Consider the function $f:\mathbb R\to \mathbb R$ and $g:\mathbb R\to \mathbb R^+$ (in that question $\mathbb R^+$ is a set of nonnegative real numbers). And let define for any $x$ in domains of this functions $f(x)=x^2$ and $g(x)=x^2$. And if we look at set-theoretical definition of function it seems this functions must be equal, because $f$ contains all elements of $g$ and vice versa. But $f$ is not surjective but $g$ is. Isn't it a contradiction ? Or maybe I made a mistake and this functions are not equal, so are this functions equal ?

Answer 1

A function is defined using 3 things: domain, mapping, codomain.

Those 3 need to be always given at the definition, and 2 functions are equal if and only if all of those things are equal.

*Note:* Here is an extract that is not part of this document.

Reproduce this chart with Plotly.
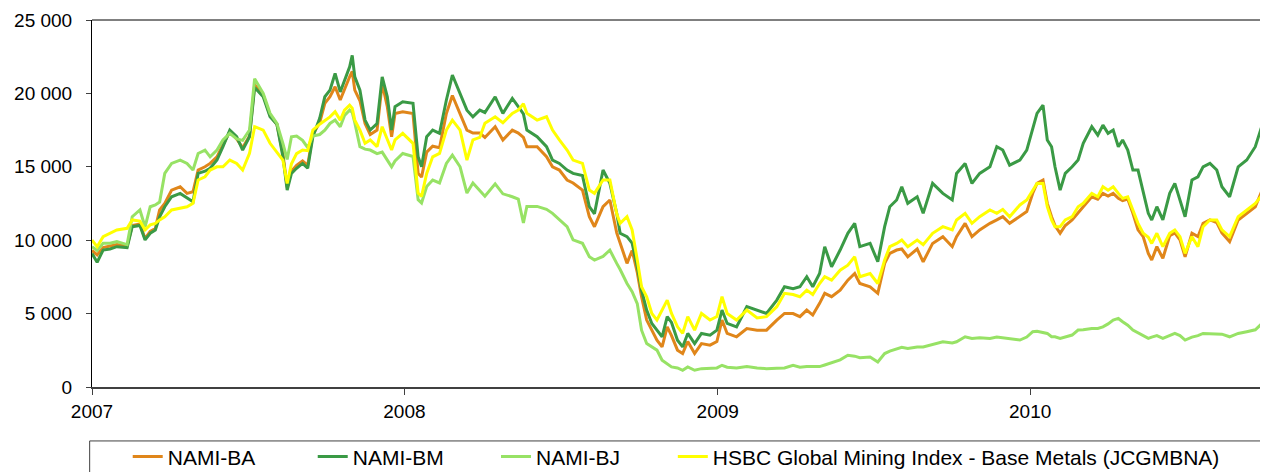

We have that the mapping and the domain are equal but the codomain is not equal (even though the images of the 2 are equal, only one of them is surjective)

Answer 2

The functions are not equal, since their codomains are different !

Answer 3

The mathematical definition of a function does not only consist of how it maps ($f(x)=\dots$) but also of from where to where it maps. So your functions are different as one can indeed see from the fact that one is surjective and the other is not.

Answer 4

In my book (Kunen's set theory), functions are sets of pairs fulfilling certain properties (specifically, no first component appears twice), along with a domain, consisting only of points which appear as the first component of the pairs. A codomain is not part of that definition, so any codomain you choose (as long as it contains the image) will result in an equal function.

Edit: Reviewing the definition (I.6.3 in the second edition), he doesn't even require a domain to define a function. Merely that it is a set of ordered pairs fulfilling the functional property. However, relations (such as functions) may be restricted to a product $A\times B$, and in so doing you get a domain and a codomain.

Answer 5

A function $h : A \to B$ is defined as a subset $h \subseteq A \times B$ such that for every $x \in A$ there exists a unique $y \in B$ such that $(x,y) \in h$.

Your functions $f$ and $g$ are in this sense both equal to $$\{(x, x^2) : x \in \mathbb{R}\}$$

so $f = g$.